Selain itu, DKJ menjadi pihak yang melakukan inkubasi kegiatan seni bagi masyarakat di Jakarta, melaksanakan pendampingan kegiatan seni, hingga memfasilitasi pertemuan seni antarpihak. Itu bertujuan agar ekosistem seni di Jakarta berkembang. ”Jika hal itu hilang, fasilitasinya hilang dan ruangnya hilang, masyarakat akan dikembalikan ke mode auto-pilot (dalam pengembangan ekosistem seni),” ucap Wakil Ketua I DKJ Hikmat Darmawan.
Menurut Danton, isu yang paling menonjol dari keanggotaan DKJ pada periodenya adalah krisis manajemen. Jika dipecah, ia mencatat ada lima masalah utama yang dihadapi DKJ selama tiga tahun terakhir.
Jika hal itu hilang, fasilitasinya hilang dan ruangnya hilang, masyarakat akan dikembalikan ke mode auto-pilot (dalam pengembangan ekosistem seni).
Masalah-masalah tersebut berkaitan dengan jauhnya hubungan antara DKJ dan Pemerintah Provinsi DKI Jakarta. Padahal, DKJ dibentuk sebagai mitra pemerintah untuk mendukung kegiatan dan mengembangkan kesenian di DKI Jakarta. Adapun DKJ dibentuk pada tahun 1968 oleh Gubernur DKI Jakarta Ali Sadikin.
Salah satu isu yang dihadapi DKJ berkaitan dengan pendanaan. Sejumlah kebijakan di masa kini dinilai membatasi gerak kesenian dan kebudayaan DKJ. Pendanaan kegiatan DKJ tidak lagi berdasarkan mekanisme hibah, melainkan menjadi pendanaan dari Anggaran Pendapatan dan Belanja Daerah (APBD).

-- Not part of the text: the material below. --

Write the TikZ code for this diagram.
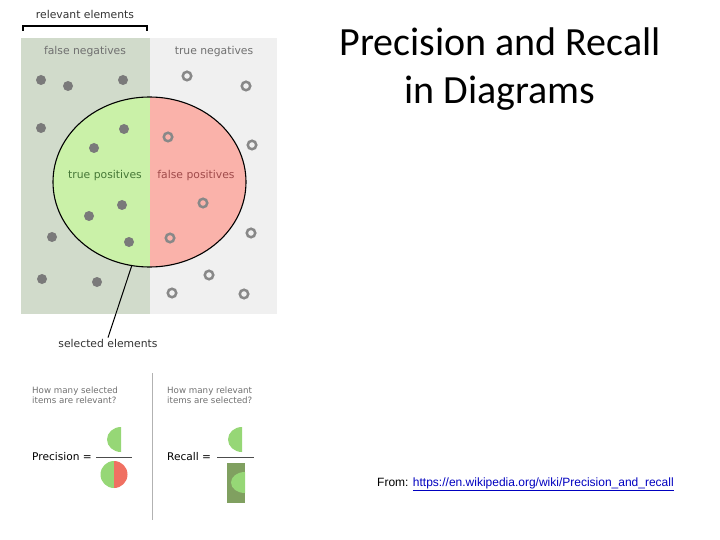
\documentclass[tikz,border=0pt]{standalone}
\usepackage{fontspec}
\usepackage{tikz}
\usetikzlibrary{positioning}
\usetikzlibrary{shapes.geometric}
\newfontfamily\wikifont{DejaVu Sans}
\newfontfamily\titlefont{Carlito}
\newfontfamily\fromfont{Liberation Sans}
\definecolor{fnbg}{RGB}{209,219,203}
\definecolor{tnbg}{RGB}{240,240,240}
\definecolor{tpfill}{RGB}{202,241,168}
\definecolor{fpfill}{RGB}{250,178,170}
\definecolor{dotgrey}{RGB}{122,122,122}
\definecolor{ringgrey}{RGB}{136,136,136}
\definecolor{lblgrey}{RGB}{112,112,112}
\definecolor{tptext}{RGB}{70,120,55}
\definecolor{fptext}{RGB}{160,75,75}
\definecolor{hgreen}{RGB}{150,215,118}
\definecolor{hred}{RGB}{240,112,98}
\definecolor{hdark}{RGB}{128,160,96}
\tikzset{
  fndot/.style={circle,fill=dotgrey,inner sep=0pt,minimum size=10pt},
  tndot/.style={circle,draw=ringgrey,line width=2.5pt,inner sep=0pt,minimum size=8.5pt},
  lbl/.style={font=\wikifont\fontsize{10.8}{12}\selectfont,text=lblgrey,inner sep=1pt},
  qtext/.style={lbl,anchor=north west,align=left,font=\wikifont\fontsize{8.7}{10}\selectfont},
  frac/.style={font=\wikifont\fontsize{10.6}{12}\selectfont,inner sep=1pt,anchor=west}
}
\newcommand{\ellx}{149.5}
\newcommand{\elly}{182}

\begin{document}
\begin{tikzpicture}[x=1pt,y=-1pt]
\useasboundingbox (0,0) rectangle (720,540);
% panels
\fill[fnbg] (21,38) rectangle (149.5,314);
\fill[tnbg] (149.5,38) rectangle (277,314);
\begin{scope}
  \clip (\ellx,\elly) ellipse [x radius=96.5, y radius=85];
  \fill[tpfill] (53,97) rectangle (\ellx,267);
  \fill[fpfill] (\ellx,97) rectangle (246,267);
\end{scope}
\node (sel) [ellipse,draw,line width=1.1pt,minimum width=193pt,minimum height=170pt,inner sep=0pt] at (\ellx,\elly) {};

\node (fn) [lbl] at (85,52) {false negatives};
\node (tn) [lbl] at (214,52) {true negatives};
\node (tp) [lbl,text=tptext] at (105,176) {true positives};
\node (fp) [lbl,text=fptext] at (196,176) {false positives};
\node (rel) [lbl,text=black!80] at (85,14) {relevant elements};
\node (sellbl) [lbl,text=black!80] at (108,343) {selected elements};

\draw[line width=1.1pt] (23,31) -- (23,26) -- (147,26) -- (147,31);
\draw[line width=1pt] (sel.258) -- (sellbl.north);

% relevant items
\foreach \px/\py in {41/80,68/86,123/80,41/128,124/129,94/148,122/205,89/216,52/237,129/242,42/279,97/282}
  \node[fndot] at (\px,\py) {};
% irrelevant items
\foreach \px/\py in {187/76,246/86,168/137,252/145,203/203,251/233,170/238,209/275,172/293,244/294}
  \node[tndot] at (\px,\py) {};

% bottom formulas
\draw[black!30,line width=0.8pt] (152,373) -- (152,520);
\node (qp) [qtext] at (31,386) {How many selected\\items are relevant?};
\node (qr) [qtext] at (166,386) {How many relevant\\items are selected?};

\node (prec) [frac] at (31,457) {Precision =};
\draw[black!70,line width=1pt] (96,457) -- (132,457);
\fill[hgreen] (121,452) arc[start angle=90,end angle=270,x radius=14,y radius=12.5] -- cycle;
\fill[hgreen] (114,488) arc[start angle=90,end angle=270,radius=13.5] -- cycle;
\fill[hred] (114,461) arc[start angle=270,end angle=450,radius=13.5] -- cycle;

\node (rec) [frac] at (166,457) {Recall =};
\draw[black!70,line width=1pt] (217,457) -- (254,457);
\fill[hgreen] (242,452) arc[start angle=90,end angle=270,x radius=14,y radius=12.5] -- cycle;
\fill[hdark] (227,463) rectangle (245,503);
\fill[hgreen] (245,493) arc[start angle=90,end angle=270,x radius=14,y radius=10.5] -- cycle;

% title and source
\node (title) [align=center,font=\titlefont\fontsize{40}{48}\selectfont] at (500,69) {Precision and Recall\\in Diagrams};
\node (src) [anchor=west,font=\fromfont\fontsize{12}{14}\selectfont,inner sep=0pt] at (377,484) {From: {\color{blue!75!black}\underline{https://en.wikipedia.org/wiki/Precision\_and\_recall}}};
\end{tikzpicture}
\end{document}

Hal ini tertuang dalam Peraturan Gubernur Nomor 4 Tahun 2020.
Hal ini membuat pemanfaatan dana mesti mengikuti alur birokrasi yang panjang dan lama. Dana tidak lagi bisa dialokasikan secara fleksibel seperti saat pendanaan masih menggunakan mekanisme hibah. Selain itu, ada sejumlah elemen anggaran seni budaya yang tidak ada dalam peraturan sehingga sulit untuk dimasukkan ke proposal anggaran. Kondisi ini tidak hanya menghambat pendanaan, tetapi juga pelaksanaan program seni budaya.

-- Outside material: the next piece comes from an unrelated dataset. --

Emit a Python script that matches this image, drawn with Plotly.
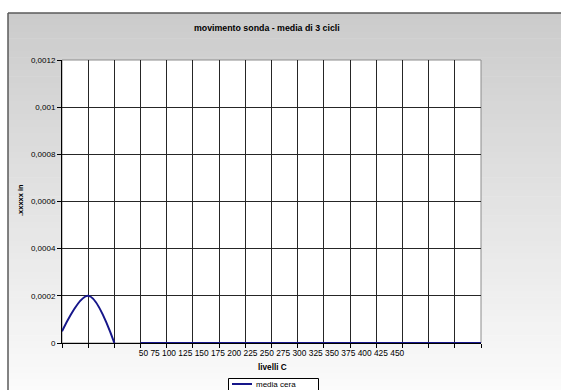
import plotly.graph_objects as go

# Livelli C: posizione di categoria (None = interruzione della linea)
livello_idx = [0, 1, 2, None, 3, 4, 5, 6, 7, 8, 9, 10, 11, 12, 13, 14, 15, 16]
media_cera = [0.00005, 0.0002, 0, None, 0, 0, 0, 0, 0, 0, 0, 0, 0, 0, 0, 0, 0, 0]
serie_nome = "media cera"

# Etichette dell'asse delle categorie
livelli_etichette = ["50", "75", "100", "125", "150", "175", "200", "225", "250",
                     "275", "300", "325", "350", "375", "400", "425", "450"]

y_ticks = [0, 0.0002, 0.0004, 0.0006, 0.0008, 0.001, 0.0012]
y_tick_text = ["0", "0,0002", "0,0004", "0,0006", "0,0008", "0,001", "0,0012"]

W, H = 561, 390
L, R, T, B = 62, 80, 60, 47
PW, PH = W - L - R, H - T - B


def px_x(px):
    return (px - L) / PW


def px_y(py):
    return (H - B - py) / PH


FONT = "Liberation Sans, Arial, Helvetica, sans-serif"
LINE_COLOR = "#16168a"
n_cat = 17
x_tickvals = list(range(n_cat))
x_ticktext = [""] * n_cat
x_ticktext[8] = " ".join(livelli_etichette)

fig = go.Figure()
fig.add_trace(go.Scatter(
    x=livello_idx, y=media_cera, mode="lines", name=serie_nome,
    line=dict(color=LINE_COLOR, width=2, shape="spline"),
    connectgaps=False, showlegend=False,
))

# Sfondo dell'area del grafico: sfumatura grigia verticale
shapes = []
top_px, bot_px = 13, 392
steps = 60
c_top, c_bot = 203, 251
for i in range(steps):
    y0 = top_px + (bot_px - top_px) * i / steps
    y1 = top_px + (bot_px - top_px) * (i + 1) / steps + 0.6
    c = round(c_top + (c_bot - c_top) * (i + 0.5) / steps)
    shapes.append(dict(type="rect", xref="paper", yref="paper",
                       x0=px_x(8), x1=px_x(W + 5), y0=px_y(y1), y1=px_y(y0),
                       fillcolor=f"rgb({c},{c},{c})", line=dict(width=0),
                       layer="below"))
# Area del tracciato bianca
shapes.append(dict(type="rect", xref="paper", yref="paper", x0=0, x1=1, y0=0, y1=1,
                   fillcolor="white", line=dict(color="#8c8c8c", width=1), layer="below"))
# Bordo dell'area del grafico
shapes.append(dict(type="line", xref="paper", yref="paper",
                   x0=px_x(8), x1=px_x(W + 5), y0=px_y(13), y1=px_y(13),
                   line=dict(color="#5a5a5a", width=1.5)))
shapes.append(dict(type="line", xref="paper", yref="paper",
                   x0=px_x(8), x1=px_x(8), y0=px_y(13), y1=px_y(H + 5),
                   line=dict(color="#5a5a5a", width=1.5)))
# Riquadro della legenda
shapes.append(dict(type="rect", xref="paper", yref="paper",
                   x0=px_x(228.5), x1=px_x(318.5), y0=px_y(H + 5), y1=px_y(378.5),
                   fillcolor="white", line=dict(color="black", width=1)))
shapes.append(dict(type="line", xref="paper", yref="paper",
                   x0=px_x(232), x1=px_x(252), y0=px_y(384), y1=px_y(384),
                   line=dict(color=LINE_COLOR, width=2)))

annotations = [
    dict(text="<b>movimento sonda - media di 3 cicli</b>", xref="paper", yref="paper",
         x=px_x(267), y=px_y(28), showarrow=False, font=dict(size=8.8, color="black", family=FONT),
         xanchor="center", yanchor="middle"),
    dict(text="<b>livelli C</b>", xref="paper", yref="paper",
         x=px_x(272), y=px_y(367), showarrow=False, font=dict(size=8.2, color="black", family=FONT),
         xanchor="center", yanchor="middle"),
    dict(text="<b>.xxxxx in</b>", xref="paper", yref="paper", textangle=-90,
         x=px_x(20), y=px_y(200), showarrow=False, font=dict(size=7.5, color="black", family=FONT),
         xanchor="center", yanchor="middle"),
    dict(text=serie_nome, xref="paper", yref="paper",
         x=px_x(254), y=px_y(384.5), showarrow=False, font=dict(size=8, color="black", family=FONT),
         xanchor="left", yanchor="middle"),
]

fig.update_layout(
    width=W, height=H,
    margin=dict(l=L, r=R, t=T, b=B, pad=0, autoexpand=False),
    paper_bgcolor="white", plot_bgcolor="rgba(0,0,0,0)",
    font=dict(family=FONT, size=8, color="black"),
    showlegend=False,
    shapes=shapes,
    annotations=annotations,
)
fig.update_xaxes(
    range=[0, 16], tickvals=x_tickvals, ticktext=x_ticktext, tickangle=0,
    showgrid=True, gridcolor="#262626", gridwidth=1,
    showline=True, linecolor="black", linewidth=1,
    ticks="outside", ticklen=4, tickcolor="black", ticklabelstandoff=-2,
    zeroline=False, tickfont=dict(size=8.4, family=FONT, color="black"),
)
fig.update_yaxes(
    range=[0, 0.0012], tickvals=y_ticks, ticktext=y_tick_text,
    showgrid=True, gridcolor="#262626", gridwidth=1,
    showline=True, linecolor="black", linewidth=1,
    ticks="outside", ticklen=4, tickcolor="black",
    zeroline=False, tickfont=dict(size=8, family=FONT, color="black"),
)

fig.write_html("out.html")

Isu lain adalah kesekretariatan DKJ diambil alih Unit Pengelola Pusat Kesenian Jakarta Taman Ismail Marzuki (UP PKJ TIM). Hal ini pada prosesnya menimbulkan isu-isu baru, seperti status kepegawaian sekretariat DKJ menjadi tidak jelas. Adapun pada 2022, ada 25 pekerja tetap DKJ yang terancam kehilangan pekerjaan.
Selain itu, seniman, budayawan, hingga DKJ kini tidak memiliki hak yang jelas untuk menggunakan ruang di TIM. Sebelumnya, TIM bisa digunakan secara gratis untuk kepentingan publik. Setelah direvitalisasi, TIM dikelola oleh PT Jakarta Propertindo (Jakpro) yang merupakan badan usaha milik daerah. Pengelolaan oleh Jakpro dinilai sebagai bentuk komersialisasi karena penggunaan ruang di TIM mesti dengan sistem sewa.